DO THIS: Leave out the pictures and restate the rest of the data exactly.

DATA SEGMENT:
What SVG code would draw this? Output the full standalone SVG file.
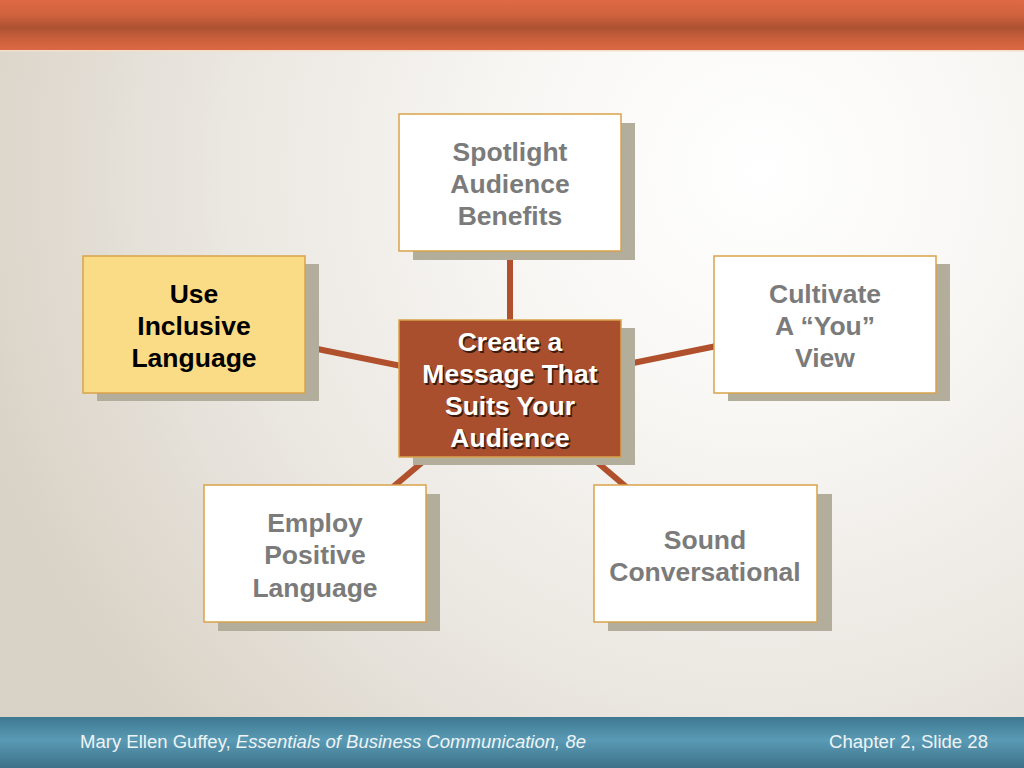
<svg xmlns="http://www.w3.org/2000/svg" width="1024" height="768" viewBox="0 0 1024 768">
<defs>
<radialGradient id="bg" gradientUnits="userSpaceOnUse" cx="760" cy="170" r="820" fx="760" fy="170">
<stop offset="0" stop-color="#ffffff"/>
<stop offset="0.3" stop-color="#f8f7f4"/>
<stop offset="0.65" stop-color="#ebe7e1"/>
<stop offset="1" stop-color="#d9d2c6"/>
</radialGradient>
<linearGradient id="top" x1="0" y1="0" x2="0" y2="1">
<stop offset="0" stop-color="#de6944"/>
<stop offset="0.3" stop-color="#d0623e"/>
<stop offset="0.55" stop-color="#ad5231"/>
<stop offset="0.8" stop-color="#cc603d"/>
<stop offset="1" stop-color="#dc6844"/>
</linearGradient>
<linearGradient id="foot" x1="0" y1="0" x2="0" y2="1">
<stop offset="0" stop-color="#3e7890"/>
<stop offset="0.45" stop-color="#5a9ab4"/>
<stop offset="1" stop-color="#3d7189"/>
</linearGradient>
<style>
.sh{fill:#b3ad9c}
.bx{fill:#ffffff;stroke:#d9a34a;stroke-width:1.5}
.yl{fill:#fbdc86;stroke:#d9a34a;stroke-width:1.5}
.ct{fill:#a94f2d;stroke:#d9a34a;stroke-width:1.5}
.t{font-family:"Liberation Sans",Arial,sans-serif;font-weight:bold;font-size:26.5px;text-anchor:middle}
.g{fill:#7b7b7b}
.k{fill:#000000}
.w{fill:#ffffff}
.d{fill:#3a1a0c}
.ln{stroke:#b0502d;stroke-width:6;fill:none}
.ft{font-family:"Liberation Sans",Arial,sans-serif;font-size:18px;fill:#eef4f6}
</style>
</defs>
<rect x="0" y="0" width="1024" height="768" fill="url(#bg)"/>
<rect x="0" y="0" width="1024" height="50" fill="url(#top)"/>
<rect x="0" y="50" width="1024" height="1.5" fill="#f3dfcc"/>
<rect x="0" y="717" width="1024" height="51" fill="url(#foot)"/>
<g id="connectors">
<line class="ln" x1="510" y1="388" x2="510" y2="182"/>
<line class="ln" x1="510" y1="388" x2="194" y2="324"/>
<line class="ln" x1="510" y1="388" x2="825" y2="324"/>
<line class="ln" x1="510" y1="388" x2="315" y2="553"/>
<line class="ln" x1="510" y1="388" x2="705" y2="554"/>
</g>
<g id="spotlight">
<rect class="sh" x="413" y="123" width="222" height="137"/>
<rect class="bx" x="399" y="114" width="222" height="137"/>
<text class="t g" x="510" y="161">Spotlight</text>
<text class="t g" x="510" y="193">Audience</text>
<text class="t g" x="510" y="225">Benefits</text>
</g>
<g id="inclusive">
<rect class="sh" x="97" y="264" width="222" height="137"/>
<rect class="yl" x="83" y="256" width="222" height="137"/>
<text class="t k" x="194" y="303">Use</text>
<text class="t k" x="194" y="335">Inclusive</text>
<text class="t k" x="194" y="367">Language</text>
</g>
<g id="cultivate">
<rect class="sh" x="728" y="264" width="222" height="137"/>
<rect class="bx" x="714" y="256" width="222" height="137"/>
<text class="t g" x="825" y="303">Cultivate</text>
<text class="t g" x="825" y="335">A “You”</text>
<text class="t g" x="825" y="367">View</text>
</g>
<g id="center">
<rect class="sh" x="413" y="328" width="222" height="137"/>
<rect class="ct" x="399" y="320" width="222" height="137"/>
<g transform="translate(1.5,1.5)">
<text class="t d" x="510" y="351">Create a</text>
<text class="t d" x="510" y="383">Message That</text>
<text class="t d" x="510" y="415">Suits Your</text>
<text class="t d" x="510" y="447">Audience</text>
</g>
<text class="t w" x="510" y="351">Create a</text>
<text class="t w" x="510" y="383">Message That</text>
<text class="t w" x="510" y="415">Suits Your</text>
<text class="t w" x="510" y="447">Audience</text>
</g>
<g id="employ">
<rect class="sh" x="218" y="494" width="222" height="137"/>
<rect class="bx" x="204" y="485" width="222" height="137"/>
<text class="t g" x="315" y="532">Employ</text>
<text class="t g" x="315" y="564">Positive</text>
<text class="t g" x="315" y="597">Language</text>
</g>
<g id="sound">
<rect class="sh" x="608" y="494" width="224" height="137"/>
<rect class="bx" x="594" y="485" width="223" height="137"/>
<text class="t g" x="705" y="549">Sound</text>
<text class="t g" x="705" y="581">Conversational</text>
</g>
<text class="ft" x="80" y="748" textLength="506" lengthAdjust="spacingAndGlyphs">Mary Ellen Guffey, <tspan font-style="italic">Essentials of Business Communication, 8e</tspan></text>
<text class="ft" x="829" y="748" textLength="159" lengthAdjust="spacingAndGlyphs">Chapter 2, Slide 28</text>
</svg>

ANSWER TO THE TASK:
What SVG code would draw this? Output the full standalone SVG file.
<svg xmlns="http://www.w3.org/2000/svg" width="1024" height="768" viewBox="0 0 1024 768">
<defs>
<radialGradient id="bg" gradientUnits="userSpaceOnUse" cx="760" cy="170" r="820" fx="760" fy="170">
<stop offset="0" stop-color="#ffffff"/>
<stop offset="0.3" stop-color="#f8f7f4"/>
<stop offset="0.65" stop-color="#ebe7e1"/>
<stop offset="1" stop-color="#d9d2c6"/>
</radialGradient>
<linearGradient id="top" x1="0" y1="0" x2="0" y2="1">
<stop offset="0" stop-color="#de6944"/>
<stop offset="0.3" stop-color="#d0623e"/>
<stop offset="0.55" stop-color="#ad5231"/>
<stop offset="0.8" stop-color="#cc603d"/>
<stop offset="1" stop-color="#dc6844"/>
</linearGradient>
<linearGradient id="foot" x1="0" y1="0" x2="0" y2="1">
<stop offset="0" stop-color="#3e7890"/>
<stop offset="0.45" stop-color="#5a9ab4"/>
<stop offset="1" stop-color="#3d7189"/>
</linearGradient>
<style>
.sh{fill:#b3ad9c}
.bx{fill:#ffffff;stroke:#d9a34a;stroke-width:1.5}
.yl{fill:#fbdc86;stroke:#d9a34a;stroke-width:1.5}
.ct{fill:#a94f2d;stroke:#d9a34a;stroke-width:1.5}
.t{font-family:"Liberation Sans",Arial,sans-serif;font-weight:bold;font-size:26.5px;text-anchor:middle}
.g{fill:#7b7b7b}
.k{fill:#000000}
.w{fill:#ffffff}
.d{fill:#3a1a0c}
.ln{stroke:#b0502d;stroke-width:6;fill:none}
.ft{font-family:"Liberation Sans",Arial,sans-serif;font-size:18px;fill:#eef4f6}
</style>
</defs>
<rect x="0" y="0" width="1024" height="768" fill="url(#bg)"/>
<rect x="0" y="0" width="1024" height="50" fill="url(#top)"/>
<rect x="0" y="50" width="1024" height="1.5" fill="#f3dfcc"/>
<rect x="0" y="717" width="1024" height="51" fill="url(#foot)"/>
<g id="connectors">
<line class="ln" x1="510" y1="388" x2="510" y2="182"/>
<line class="ln" x1="510" y1="388" x2="194" y2="324"/>
<line class="ln" x1="510" y1="388" x2="825" y2="324"/>
<line class="ln" x1="510" y1="388" x2="315" y2="553"/>
<line class="ln" x1="510" y1="388" x2="705" y2="554"/>
</g>
<g id="spotlight">
<rect class="sh" x="413" y="123" width="222" height="137"/>
<rect class="bx" x="399" y="114" width="222" height="137"/>
<text class="t g" x="510" y="161">Spotlight</text>
<text class="t g" x="510" y="193">Audience</text>
<text class="t g" x="510" y="225">Benefits</text>
</g>
<g id="inclusive">
<rect class="sh" x="97" y="264" width="222" height="137"/>
<rect class="yl" x="83" y="256" width="222" height="137"/>
<text class="t k" x="194" y="303">Use</text>
<text class="t k" x="194" y="335">Inclusive</text>
<text class="t k" x="194" y="367">Language</text>
</g>
<g id="cultivate">
<rect class="sh" x="728" y="264" width="222" height="137"/>
<rect class="bx" x="714" y="256" width="222" height="137"/>
<text class="t g" x="825" y="303">Cultivate</text>
<text class="t g" x="825" y="335">A “You”</text>
<text class="t g" x="825" y="367">View</text>
</g>
<g id="center">
<rect class="sh" x="413" y="328" width="222" height="137"/>
<rect class="ct" x="399" y="320" width="222" height="137"/>
<g transform="translate(1.5,1.5)">
<text class="t d" x="510" y="351">Create a</text>
<text class="t d" x="510" y="383">Message That</text>
<text class="t d" x="510" y="415">Suits Your</text>
<text class="t d" x="510" y="447">Audience</text>
</g>
<text class="t w" x="510" y="351">Create a</text>
<text class="t w" x="510" y="383">Message That</text>
<text class="t w" x="510" y="415">Suits Your</text>
<text class="t w" x="510" y="447">Audience</text>
</g>
<g id="employ">
<rect class="sh" x="218" y="494" width="222" height="137"/>
<rect class="bx" x="204" y="485" width="222" height="137"/>
<text class="t g" x="315" y="532">Employ</text>
<text class="t g" x="315" y="564">Positive</text>
<text class="t g" x="315" y="597">Language</text>
</g>
<g id="sound">
<rect class="sh" x="608" y="494" width="224" height="137"/>
<rect class="bx" x="594" y="485" width="223" height="137"/>
<text class="t g" x="705" y="549">Sound</text>
<text class="t g" x="705" y="581">Conversational</text>
</g>
<text class="ft" x="80" y="748" textLength="506" lengthAdjust="spacingAndGlyphs">Mary Ellen Guffey, <tspan font-style="italic">Essentials of Business Communication, 8e</tspan></text>
<text class="ft" x="829" y="748" textLength="159" lengthAdjust="spacingAndGlyphs">Chapter 2, Slide 28</text>
</svg>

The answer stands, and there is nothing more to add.